- Problem details
Return each line of the data below verbatim; pictures are to be left out.

- Data lines
*****

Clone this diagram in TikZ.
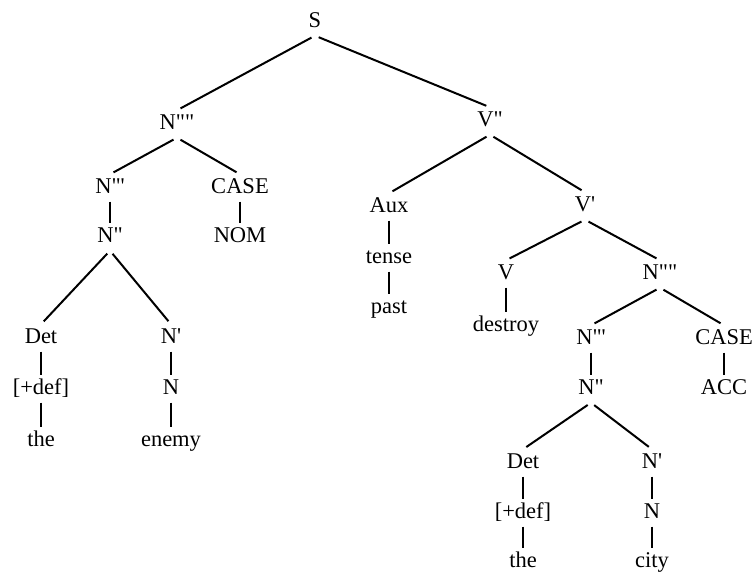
\documentclass[tikz,border=0pt]{standalone}
\usepackage{fontspec}
\setmainfont{Liberation Serif}[Ligatures=TeXOff]
\begin{document}
\begin{tikzpicture}[x=1pt,y=-1pt,
  every node/.style={font=\fontsize{22.5}{26}\selectfont, text height=15pt, text depth=4pt, inner xsep=0pt, inner ysep=4pt},
  edge/.style={line width=2pt},
  branch/.style={edge, shorten <=4pt, shorten >=4pt}]
\useasboundingbox (0,0) rectangle (755,575);
% nodes
\node (S) at (315,22) {S};
\node (N4L) at (177,124) {N""};
\node (V2) at (490,121) {V"};
\node (N3L) at (110,188) {N"'};
\node (CASEL) at (240,188) {CASE};
\node (N2L) at (110,237) {N"};
\node (NOM) at (240,237) {NOM};
\node (DetL) at (41,338) {Det};
\node (N1L) at (171,338) {N'};
\node (defL) at (41,389) {[+def]};
\node (NL) at (171,389) {N};
\node (theL) at (41,441) {the};
\node (enemy) at (171,441) {enemy};
\node (Aux) at (389,207) {Aux};
\node (tense) at (389,258) {tense};
\node (past) at (389,308) {past};
\node (V1) at (585,206) {V'};
\node (V) at (506,274) {V};
\node (destroy) at (506,326) {destroy};
\node (N4R) at (660,274) {N""};
\node (N3R) at (591,339) {N"'};
\node (CASER) at (724,339) {CASE};
\node (N2R) at (591,389) {N"};
\node (ACC) at (724,389) {ACC};
\node (DetR) at (523,463) {Det};
\node (N1R) at (652,463) {N'};
\node (defR) at (523,513) {[+def]};
\node (NR) at (652,513) {N};
\node (theR) at (523,562) {the};
\node (city) at (652,562) {city};
% branching edges
\draw[branch] (S.south) -- (N4L.north);
\draw[branch] (S.south) -- (V2.north);
\draw[branch] (N4L.south) -- (N3L.north);
\draw[branch] (N4L.south) -- (CASEL.north);
\draw[branch] (N2L.south) -- (DetL.north);
\draw[branch] (N2L.south) -- (N1L.north);
\draw[branch] (V2.south) -- (Aux.north);
\draw[branch] (V2.south) -- (V1.north);
\draw[branch] (V1.south) -- (V.north);
\draw[branch] (V1.south) -- (N4R.north);
\draw[branch] (N4R.south) -- (N3R.north);
\draw[branch] (N4R.south) -- (CASER.north);
\draw[branch] (N2R.south) -- (DetR.north);
\draw[branch] (N2R.south) -- (N1R.north);
% unary edges
\draw[edge] (N3L.south) -- (N2L.north);
\draw[edge] (CASEL.south) -- (NOM.north);
\draw[edge] (DetL.south) -- (defL.north);
\draw[edge] (defL.south) -- (theL.north);
\draw[edge] (N1L.south) -- (NL.north);
\draw[edge] (NL.south) -- (enemy.north);
\draw[edge] (Aux.south) -- (tense.north);
\draw[edge] (tense.south) -- (past.north);
\draw[edge] (V.south) -- (destroy.north);
\draw[edge] (N3R.south) -- (N2R.north);
\draw[edge] (CASER.south) -- (ACC.north);
\draw[edge] (DetR.south) -- (defR.north);
\draw[edge] (defR.south) -- (theR.north);
\draw[edge] (N1R.south) -- (NR.north);
\draw[edge] (NR.south) -- (city.north);
\end{tikzpicture}
\end{document}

*****

- Task solution
Clone this diagram in TikZ.
\documentclass[tikz,border=0pt]{standalone}
\usepackage{fontspec}
\setmainfont{Liberation Serif}[Ligatures=TeXOff]
\begin{document}
\begin{tikzpicture}[x=1pt,y=-1pt,
  every node/.style={font=\fontsize{22.5}{26}\selectfont, text height=15pt, text depth=4pt, inner xsep=0pt, inner ysep=4pt},
  edge/.style={line width=2pt},
  branch/.style={edge, shorten <=4pt, shorten >=4pt}]
\useasboundingbox (0,0) rectangle (755,575);
% nodes
\node (S) at (315,22) {S};
\node (N4L) at (177,124) {N""};
\node (V2) at (490,121) {V"};
\node (N3L) at (110,188) {N"'};
\node (CASEL) at (240,188) {CASE};
\node (N2L) at (110,237) {N"};
\node (NOM) at (240,237) {NOM};
\node (DetL) at (41,338) {Det};
\node (N1L) at (171,338) {N'};
\node (defL) at (41,389) {[+def]};
\node (NL) at (171,389) {N};
\node (theL) at (41,441) {the};
\node (enemy) at (171,441) {enemy};
\node (Aux) at (389,207) {Aux};
\node (tense) at (389,258) {tense};
\node (past) at (389,308) {past};
\node (V1) at (585,206) {V'};
\node (V) at (506,274) {V};
\node (destroy) at (506,326) {destroy};
\node (N4R) at (660,274) {N""};
\node (N3R) at (591,339) {N"'};
\node (CASER) at (724,339) {CASE};
\node (N2R) at (591,389) {N"};
\node (ACC) at (724,389) {ACC};
\node (DetR) at (523,463) {Det};
\node (N1R) at (652,463) {N'};
\node (defR) at (523,513) {[+def]};
\node (NR) at (652,513) {N};
\node (theR) at (523,562) {the};
\node (city) at (652,562) {city};
% branching edges
\draw[branch] (S.south) -- (N4L.north);
\draw[branch] (S.south) -- (V2.north);
\draw[branch] (N4L.south) -- (N3L.north);
\draw[branch] (N4L.south) -- (CASEL.north);
\draw[branch] (N2L.south) -- (DetL.north);
\draw[branch] (N2L.south) -- (N1L.north);
\draw[branch] (V2.south) -- (Aux.north);
\draw[branch] (V2.south) -- (V1.north);
\draw[branch] (V1.south) -- (V.north);
\draw[branch] (V1.south) -- (N4R.north);
\draw[branch] (N4R.south) -- (N3R.north);
\draw[branch] (N4R.south) -- (CASER.north);
\draw[branch] (N2R.south) -- (DetR.north);
\draw[branch] (N2R.south) -- (N1R.north);
% unary edges
\draw[edge] (N3L.south) -- (N2L.north);
\draw[edge] (CASEL.south) -- (NOM.north);
\draw[edge] (DetL.south) -- (defL.north);
\draw[edge] (defL.south) -- (theL.north);
\draw[edge] (N1L.south) -- (NL.north);
\draw[edge] (NL.south) -- (enemy.north);
\draw[edge] (Aux.south) -- (tense.north);
\draw[edge] (tense.south) -- (past.north);
\draw[edge] (V.south) -- (destroy.north);
\draw[edge] (N3R.south) -- (N2R.north);
\draw[edge] (CASER.south) -- (ACC.north);
\draw[edge] (DetR.south) -- (defR.north);
\draw[edge] (defR.south) -- (theR.north);
\draw[edge] (N1R.south) -- (NR.north);
\draw[edge] (NR.south) -- (city.north);
\end{tikzpicture}
\end{document}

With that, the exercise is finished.